My sister (3yrs older than me) started driving in 1987. She made it clear that she wanted a Nissan 300ZX and, because she was the only granddaughter, somehow my grandpa’s Ford dealership acquired a 1986 300ZX for her! By the time I turned 16, my parents were divorced and my grandpa (dad’s dad) had died. I had to actually pay for my own car, but I also picked out what I wanted- a 1985 Honda CRX (well-used in 1990).
Among my friends and colleagues, it seems to be norm for the wife to have the late-model SUV/Crossover (or maybe even a Minivan) and the hubby to drive the 10+ year old beater or stripped econobox.

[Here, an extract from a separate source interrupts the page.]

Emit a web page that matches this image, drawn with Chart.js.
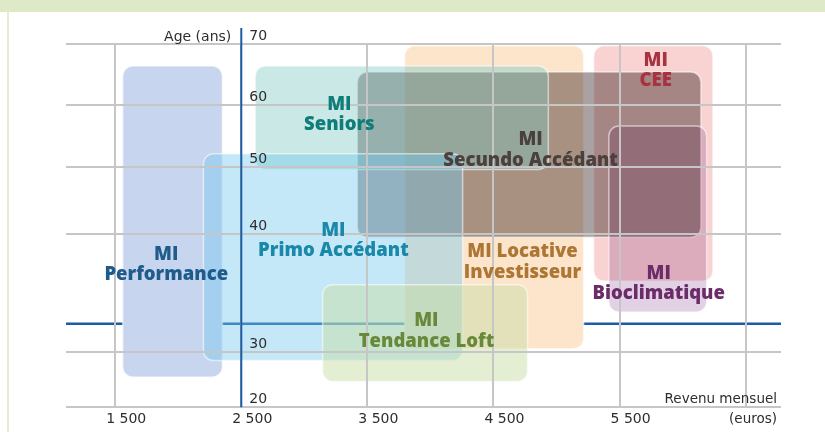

My husband drives the fuel efficient commuting car because he commutes 100km/day. I drive the car that can tow the trailer as my daily car. Right now mine is newer than his because we replaced it in December but it’s more about function than anything.
When the kids still lived at home we shared a single minivan. We could probably with some minor adjustments continue to get by with one car but it would have to be mine and his was cheap to buy and cheap to run so it’s nice to not have to.
When we drive together we tend to take my car and he drives because he is the worlds worst passenger and I really don’t want to be forced to murder him.
It varies some, but 80% of the time we’re in “my” car and he drives. This has very little to do with gender roles, but is because when he drives in city traffic, his blood pressure goes up 10 points. If he’s a passenger in city traffic, his blood pressure goes up 20 points. It’s better for both of us if he drives while I practice my zen meditation in the passenger seat.
At times, yes. My wife generally drove the newer car and I’d drive the older one. That’s changed; I got a Hyundai that she doesn’t like to driver, so she has the Saturn.